Embattled Saudi crown prince lands in Mauritania in bid to rally allies
Saudi Arabia's Crown Prince Mohammed bin Salman landed in Mauritania on Sunday, as the embattled royal seeks to rally allies around him following international backlash over the murder of journalist Jamal Khashoggi.
Prince Mohammed was received at Nouakchott airport by President Mohammed Ould Abdel Aziz and other ministers from the Mauritanian government, according to Saudi Press Agency (SPA).
He then made his way to the presidential palace in the Mauritanian capital, following the red-carpet welcome.

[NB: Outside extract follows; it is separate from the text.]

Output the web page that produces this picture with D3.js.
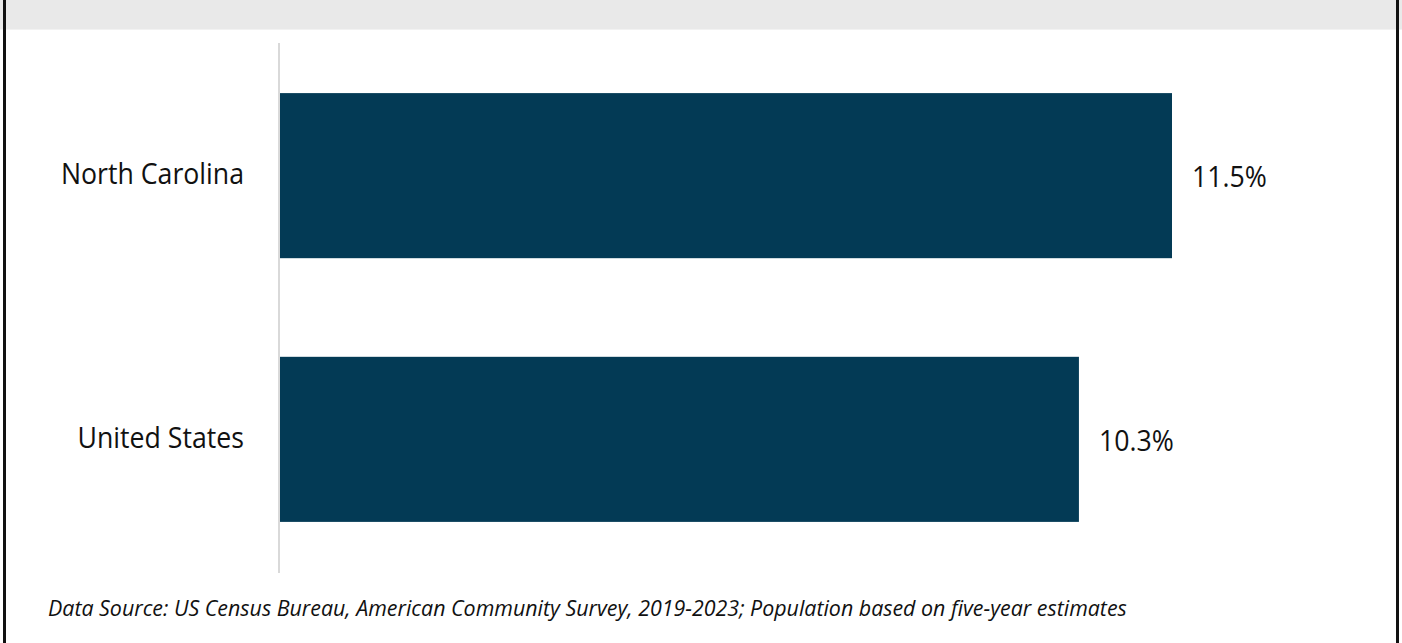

"HRH the Crown Prince was accorded official warm reception, including red carpet welcome, two countries national anthems playing; and guard of honour review," SPA reported.
"Following a short recess at the airport, the Mauritanian president escorted the crown prince in an official motorcade to the presidential palace in capital Nouakchott."
The visit comes after Prince Mohammed's attendance at the G20 summit in Argentina, where he represented Saudi Arabia.
The crown prince has been under fire following the murder of Khashoggi on 2 October at the Saudi consulate in Istanbul, with US and Turkish intelligence allegedly linking him to the crime.
Although the crown prince appeared to have been rebuked or ignored by some leaders - including Turkey's President Recep Tayyip Erdogan - his visit also saw the Saudi leader engage in warm exchanges with the heads of China, Russia, among others.
Before Prince Mohammed arrived in Argentina on Wednesday he stopped off at the UAE, Bahrain, and Egypt, who are strong allies of the Saudi government.
The measure was viewed by many analysts as a bid to boost his standing in the Arab world, which his reputation has suffered after the killing of Khashoggi and war in Yemen.
A visit to Tunisia appeared to have been cut-short following protests by trade union members, journalists and human rights activists.
Crown Prince Mohammed bin Salman is expected to stop at Algeria on his way home, although Morocco was not on the itinerary, perhaps due to Rabat's refusal to back Saudi Arabia and the UAE in their year-long blockade of Qatar.
Others have reported that the Moroccan king refused to meet the crown prince.